My favorite interpretation of the idea is the Thai chicken satay with coconut milk, cilantro and curry powder. It doesn’t hurt that they like to pair it with peanut sauce that’s a little sweet, moderately spicy and completely lit up with flavor. Quite honestly, it was another excuse to make my darling husband grill and work a little more for his dinner.
This recipe makes enough chicken skewers for several people so feel free to cut it in half. However, Matt wasn’t complaining that there were leftovers. Just find a nice night for sitting outside and you’re set. Enjoy!
- 1 cup coconut milk
- ¼ cup fish sauce
- 4 cloves garlic, finely chopped
- ¼ cup chopped fresh cilantro
- 1 teaspoon curry powder
- freshly ground pepper
- 4 lb boneless skinless chicken breast
- 16-20 wooden skewers or metal if you prefer
- lime wedges for serving
- cilantro for garnish
- 14.5 ox can (almost 2 cups) cups coconut milk
- ¼ cup chopped unsalted dry-roasted peanuts
- 2 Tablespoons creamy peanut butter
- 3 Tablespoons Asian fish sauce
- 1 Tablespoon fresh lime juice
- 2 Tablespoons packed light brown sugar
- 1 Tablespoon green curry paste
- 1 teaspoon paprika
- 1 clove garlic, finely minced then crushed to a paste
- To make the marinade in a bowl, stir together the coconut milk, fish sauce, garlic, cilantro, curry powder and 1 teaspoon pepper. Set aside.
- Place the chicken breasts between two sheets of plastic wrap and pound with a meat pounder to an even thickness of about ½ inch.
- Then, using a sharp knife cut each breast lengthwise into 2-4 strips depending on the size of your chicken breasts. Place chicken breasts and marinade in a large bowl, stir and cover with plastic wrap. Refrigerate for four to 8 hours.
- At least 30 minutes before you are ready to begin grilling, remove the chicken from the refrigerator. Discard the marinade and pat the chicken strips dry with paper towels. Soak the skewers in water for 30 minutes. This is important or they will burn over the grill.
- Prepare a charcoal or gas grill for direct grilling over high heat. Brush and oil the grill grate.

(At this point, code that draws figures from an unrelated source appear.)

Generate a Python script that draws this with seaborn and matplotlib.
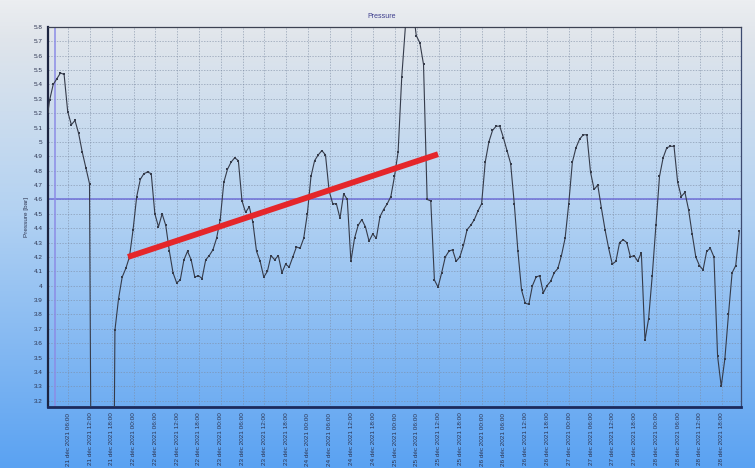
import numpy as np
import pandas as pd
import matplotlib
matplotlib.use("Agg")
import matplotlib.pyplot as plt
from matplotlib.colors import LinearSegmentedColormap
import seaborn as sns

sns.set_theme(style="white")
plt.rcParams["font.family"] = ["Liberation Sans", "DejaVu Sans"]

# --- data (bar), hourly samples ---
first_time = "2021-12-21 00:25"
first_value = 5.21
hourly_start = "2021-12-21 00:51"
pressure = [
    5.29, 5.40, 5.44, 5.48, 5.47, 5.21, 5.12, 5.15, 5.06, 4.93, 4.82, 4.71,
    0.0, 0.0, 0.0, 0.0, 0.0, 0.0,
    3.69, 3.91, 4.06, 4.12, 4.20, 4.39, 4.62, 4.74, 4.78, 4.79, 4.78, 4.50,
    4.41, 4.50, 4.42, 4.24, 4.09, 4.02, 4.04, 4.18, 4.24, 4.18, 4.06, 4.07,
    4.05, 4.18, 4.21, 4.25, 4.33, 4.46, 4.72, 4.81, 4.86, 4.89, 4.87, 4.59,
    4.51, 4.55, 4.44, 4.24, 4.17, 4.06, 4.10, 4.21, 4.18, 4.21, 4.09, 4.15,
    4.13, 4.20, 4.27, 4.26, 4.33, 4.50, 4.76, 4.87, 4.91, 4.94, 4.91, 4.66,
    4.57, 4.57, 4.47, 4.64, 4.60, 4.17, 4.33, 4.42, 4.46, 4.41, 4.31, 4.36,
    4.33, 4.48, 4.53, 4.57, 4.62, 4.76, 4.93, 5.45, 5.80, 6.00, 5.95, 5.74,
    5.69, 5.54, 4.60, 4.59, 4.04, 3.99, 4.09, 4.20, 4.24, 4.25, 4.17, 4.20,
    4.28, 4.39, 4.42, 4.46, 4.52, 4.57, 4.86, 5.00, 5.08, 5.11, 5.11, 5.03,
    4.94, 4.85, 4.57, 4.24, 3.97, 3.88, 3.87, 4.00, 4.06, 4.07, 3.95, 4.00,
    4.03, 4.09, 4.12, 4.21, 4.33, 4.57, 4.86, 4.96, 5.02, 5.05, 5.05, 4.79,
    4.67, 4.70, 4.54, 4.39, 4.26, 4.15, 4.17, 4.30, 4.32, 4.30, 4.20, 4.21,
    4.17, 4.23, 3.62, 3.77, 4.07, 4.42, 4.76, 4.89, 4.96, 4.97, 4.97, 4.72,
    4.62, 4.65, 4.53, 4.36, 4.20, 4.14, 4.11, 4.24, 4.26, 4.20, 3.51, 3.30,
    3.49, 3.80, 4.09, 4.14, 4.38,
]
mean_level = 4.6
cursor_time = "2021-12-21 02:20"
trend_times = ["2021-12-21 22:27", "2021-12-25 11:51"]
trend_values = [4.20, 4.915]
tick_start, tick_end = "2021-12-21 06:00", "2021-12-28 18:00"
x_range = ("2021-12-21 00:25", "2021-12-28 23:18")
y_range = (3.156, 5.8)
y_ticks = np.round(np.arange(3.2, 5.81, 0.1), 1)
months_fr = {12: "déc"}

times = [pd.Timestamp(first_time)] + list(
    pd.date_range(hourly_start, periods=len(pressure), freq="h"))
df = pd.DataFrame({"time": times, "pressure": [first_value] + pressure})

fig = plt.figure(figsize=(7.55, 4.68), dpi=100)

# gradient background for the whole window
bg = fig.add_axes([0, 0, 1, 1], zorder=-10)
cmap = LinearSegmentedColormap.from_list(
    "bg", [(0, "#eceef1"), (0.08, "#e0e5eb"), (0.45, "#b3d2f2"), (1, "#5aa2f3")])
bg.imshow(np.linspace(0, 1, 256).reshape(-1, 1), aspect="auto", cmap=cmap,
          extent=[0, 1, 0, 1])
bg.axis("off")

ax = fig.add_axes([48 / 755, 1 - 407 / 468, 693 / 755, 380 / 468])
ax.patch.set_alpha(0)

ax.axhline(mean_level, color="#6f6fd6", linewidth=1.1, zorder=2)
ax.axvline(pd.Timestamp(cursor_time), color="#8c8ce6", linewidth=1.1, zorder=2)

sns.lineplot(data=df, x="time", y="pressure", ax=ax, color="#353b4a",
             linewidth=0.8, marker="s", markersize=2.0, markeredgewidth=0,
             estimator=None, zorder=3)

ax.plot(pd.to_datetime(trend_times), trend_values, color="#e5262a",
        linewidth=4.2, solid_capstyle="butt", zorder=4)

ticks = pd.date_range(tick_start, tick_end, freq="6h")
ax.set_xticks(ticks)
ax.set_xticklabels([f"{t.day} {months_fr[t.month]} {t.year} {t:%H:%M}" for t in ticks],
                   rotation=90)
ax.set_yticks(y_ticks)
ax.set_yticklabels([f"{v:g}" for v in y_ticks])
ax.set_xlim(pd.Timestamp(x_range[0]), pd.Timestamp(x_range[1]))
ax.set_ylim(*y_range)

ax.grid(True, color="#7d8ca3", linestyle=(0, (2, 2)), linewidth=0.5, alpha=0.8)
ax.tick_params(axis="both", length=0, labelsize=4.6, colors="#2d3450", pad=4)
ax.set_xlabel("")
ax.set_ylabel("Pressure [bar]", fontsize=4.6, color="#2d3450")
ax.yaxis.set_label_coords(-0.027, 0.5)

for side, (col, lw) in {"left": ("#1c2440", 1.6), "bottom": ("#1c2a5c", 2.0),
                        "top": ("#3c4252", 0.9), "right": ("#3c4a70", 0.9)}.items():
    ax.spines[side].set_color(col)
    ax.spines[side].set_linewidth(lw)

fig.text(382 / 755, 1 - 17 / 468, "Pressure", ha="center", va="center",
         fontsize=5, color="#3c3c8c")

fig.savefig("out.png", dpi=100)
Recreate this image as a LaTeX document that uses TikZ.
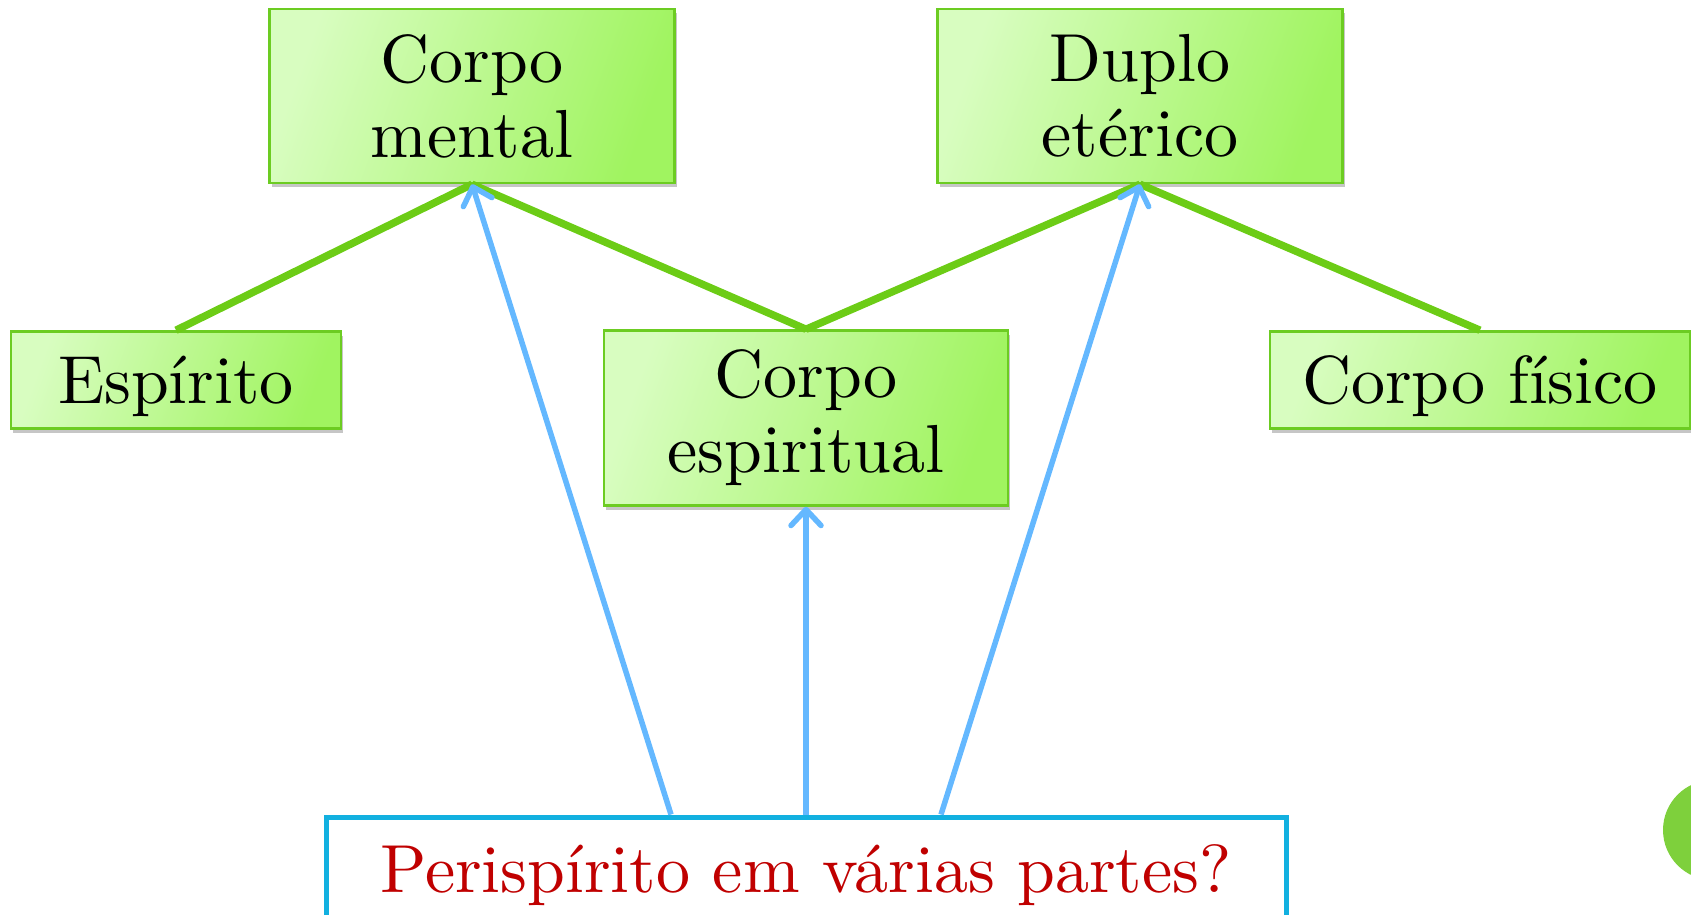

- To prepare the spicy peanut sauce: in a saucepan over medium heat combine the coconut milk, peanuts, peanut butter, fish sauce, lime, sugar, curry paste, paprika and garlic. Bring to a gentle simmer, stirring constantly stirring occasionally until thickened and reduced by half, 15-20 minutes. Set aside off the heat. Serve warm or at room temperature.